Finland’s central criminal police said the anchor weighed 6 tonnes, was missing one of its prongs and had been lifted from the seabed using a navy crane. The anchor had also caused deep drag marks on both sides of the fractured pipeline.  

The NBI tried to contact the ship’s captain to no avail and suspected that the movement of the vessel closely coincided with the pipeline damage.  

“The next questions are about whether it was intentional, negligence, poor seamanship, and that’s where we get into whether there could be a motive for what’s going on. It’s too early to answer that at this stage,” said Robin Lardot, the NBI chief.  

Finland relies on gas for 5% of its energy supplies. The pipeline operators have said it will take at least five months to carry out repairs, and the facility will be in operation in April 2024 at the earliest.  

Earlier this month, Offshore Technology reported the Balticconnector has an annual capacity of 2.6 billion cubic metres. At the time of the incident, it was transporting approximately 30 gigawatt-hours of gas per day. 

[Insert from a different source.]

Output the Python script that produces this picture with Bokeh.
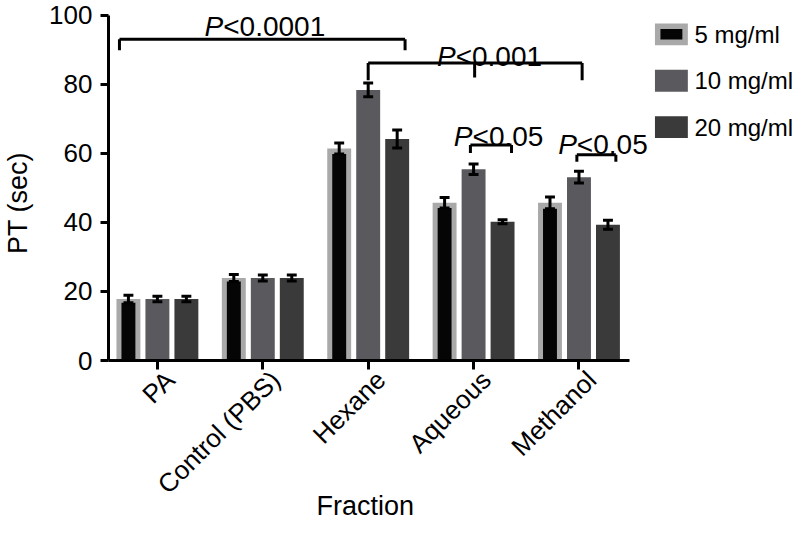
import math
from bokeh.plotting import figure
from bokeh.models import Range1d, FixedTicker, LinearAxis
from bokeh.core.properties import value
from bokeh.embed import file_html
from bokeh.resources import INLINE

# ---------------- data ----------------
categories = ["PA", "Control (PBS)", "Hexane", "Aqueous", "Methanol"]
series_names = ["5 mg/ml", "10 mg/ml", "20 mg/ml"]
pt_5mg = [17.8, 23.9, 61.4, 45.7, 45.7]
pt_10mg = [17.8, 23.9, 78.4, 55.4, 53.1]
pt_20mg = [17.8, 23.9, 64.2, 40.2, 39.3]
err_5mg = [1.1, 1.0, 1.6, 1.5, 1.7]
err_10mg = [0.8, 0.9, 2.0, 1.5, 1.7]
err_20mg = [0.8, 0.9, 2.6, 0.6, 1.3]
y_ticks = [0, 20, 40, 60, 80, 100]

sig_texts = ["<0.0001", "<0.001", "<0.05", "<0.05"]

# ---------------- layout / style constants ----------------
FONT = "Liberation Sans"
NBSP = "\u00a0"
OFFSETS = [-0.275, 0.0, 0.275]
BAR_W = 0.227
INNER_W = 0.132
CAP = 0.047
LABEL_SHIFT = 0.12
C_LIGHT = "#a9a9a9"
C_BLACK = "#050505"
C_MID = "#5a5a5e"
C_DARK = "#3a3a3a"

# bracket geometry (annotation positions)
br_x0 = [-0.36, 2.0, 2.97, 3.98]
br_x1 = [2.35, 4.03, 3.36, 4.35]
br_y = [93.1, 86.2, 62.4, 59.6]
br_end = [89.9, 81.2, 60.1, 57.6]
br_mid_x = 3.01
br_mid_end = 82.0
lab_x = [0.625, 2.83, 2.99, 3.98]
lab_y = [96.8, 88.0, 64.8, 62.5]

# legend placement (data units inside the widened frame)
LEG_X = 4.877
LEG_W = 0.312
LEG_INNER_W = 0.208
LEG_Y0 = 94.5
LEG_DY = 13.45
LEG_H = 6.34
LEG_INNER_H = 3.03
LEG_TEXT_X = 5.095

XR = (-0.464, 6.045)
AXIS_END = 4.475
p = figure(width=794, height=524, output_backend="svg", toolbar_location=None,
           x_range=Range1d(*XR), y_range=Range1d(0, 104.3),
           min_border_top=0, min_border_left=106, min_border_right=0,
           min_border_bottom=162)
p.outline_line_color = None
p.xgrid.visible = False
p.ygrid.visible = False
p.background_fill_color = "white"
p.border_fill_color = "white"
p.extra_x_ranges = {"lab": Range1d(XR[0] - LABEL_SHIFT, XR[1] - LABEL_SHIFT)}

xs = list(range(len(categories)))

# 5 mg/ml : light grey bar with black inner bar
x5 = [x + OFFSETS[0] for x in xs]
p.vbar(x=x5, top=pt_5mg, width=BAR_W, bottom=0, fill_color=C_LIGHT, line_color=None)
p.vbar(x=x5, top=[v - e for v, e in zip(pt_5mg, err_5mg)], width=INNER_W, bottom=0,
       fill_color=C_BLACK, line_color=None)
x10 = [x + OFFSETS[1] for x in xs]
p.vbar(x=x10, top=pt_10mg, width=BAR_W, bottom=0, fill_color=C_MID, line_color=None)
x20 = [x + OFFSETS[2] for x in xs]
p.vbar(x=x20, top=pt_20mg, width=BAR_W, bottom=0, fill_color=C_DARK, line_color=None)

# error bars
for xx, vals, errs in [(x5, pt_5mg, err_5mg), (x10, pt_10mg, err_10mg), (x20, pt_20mg, err_20mg)]:
    lo = [v - e for v, e in zip(vals, errs)]
    hi = [v + e for v, e in zip(vals, errs)]
    p.segment(x0=xx, y0=lo, x1=xx, y1=hi, line_color="black", line_width=3)
    p.segment(x0=[x - CAP for x in xx], y0=lo, x1=[x + CAP for x in xx], y1=lo,
              line_color="black", line_width=3)
    p.segment(x0=[x - CAP for x in xx], y0=hi, x1=[x + CAP for x in xx], y1=hi,
              line_color="black", line_width=3)

# significance brackets
p.segment(x0=br_x0, y0=br_y, x1=br_x1, y1=br_y, line_color="black", line_width=3)
p.segment(x0=br_x0, y0=br_y, x1=br_x0, y1=br_end, line_color="black", line_width=3)
p.segment(x0=br_x1, y0=br_y, x1=br_x1, y1=br_end, line_color="black", line_width=3)
p.segment(x0=[br_mid_x], y0=[br_y[1]], x1=[br_mid_x], y1=[br_mid_end],
          line_color="black", line_width=3)
p.text(x=lab_x, y=lab_y, text=["P"] * len(lab_x), text_font=value(FONT),
       text_font_style="italic", text_font_size="28px", text_align="right",
       text_baseline="alphabetic", text_color="black")
p.text(x=lab_x, y=lab_y, text=sig_texts, text_font=value(FONT),
       text_font_style="normal", text_font_size="28px", text_align="left",
       text_baseline="alphabetic", text_color="black")

# legend drawn with glyphs
leg_y = [LEG_Y0 - i * LEG_DY for i in range(len(series_names))]
leg_cols = [C_LIGHT, C_MID, C_DARK]
p.rect(x=[LEG_X] * 3, y=leg_y, width=LEG_W, height=LEG_H, fill_color=leg_cols,
       line_color=None)
p.rect(x=[LEG_X], y=[leg_y[0]], width=LEG_INNER_W, height=LEG_INNER_H,
       fill_color=C_BLACK, line_color=None)
p.text(x=[LEG_TEXT_X] * 3, y=leg_y, text=series_names, text_font=value(FONT),
       text_font_size="24px", text_align="left", text_baseline="middle",
       text_color="black")

# y axis
ya = p.yaxis[0]
ya.ticker = FixedTicker(ticks=y_ticks)
ya.bounds = (0, 100)
ya.axis_label = "PT (sec)" + NBSP * 6
ya.axis_label_standoff = 13
ya.major_tick_out = 8
ya.major_label_text_font_size = "26px"
ya.major_label_standoff = 8

# x axis (ticks) + a second, label-only x axis
xa = p.xaxis[0]
xa.ticker = FixedTicker(ticks=xs)
xa.bounds = (XR[0], AXIS_END)
xa.major_label_text_font_size = "0px"
xa.major_label_standoff = 0
xa.major_tick_out = 9
xa.axis_label = None
xb = LinearAxis(x_range_name="lab", ticker=FixedTicker(ticks=xs),
                axis_line_color=None, major_tick_line_color=None,
                minor_tick_line_color=None, major_tick_out=0, major_tick_in=0,
                major_label_overrides={i: c for i, c in enumerate(categories)},
                major_label_orientation=math.pi / 4, major_label_standoff=6,
                major_label_text_font=FONT, major_label_text_font_size="26px",
                major_label_text_color="black",
                axis_label="Fraction" + NBSP * 23, axis_label_standoff=-22,
                axis_label_text_font=FONT, axis_label_text_font_size="27px",
                axis_label_text_font_style="normal", axis_label_text_color="black")
p.add_layout(xb, "below")

for ax in (xa, ya):
    ax.axis_line_width = 3
    ax.axis_line_color = "black"
    ax.major_tick_line_width = 3
    ax.major_tick_line_color = "black"
    ax.major_tick_in = 0
    ax.minor_tick_line_color = None
    ax.major_label_text_font = FONT
    ax.major_label_text_color = "black"
    ax.axis_label_text_font = FONT
    ax.axis_label_text_font_size = "27px"
    ax.axis_label_text_font_style = "normal"
    ax.axis_label_text_color = "black"

open("out.html", "w").write(file_html(p, INLINE))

In April 2023, Finland became a member of NATO after abandoning its longstanding policy of non-alignment in the wake of Russia’s invasion of Ukraine. On 11 October, NATO Secretary General Jens Stoltenberg said, “If it is proven to be a deliberate attack on NATO-critical infrastructure, then this will be, of course, serious, but it will also be met by a united and determined response from NATO.”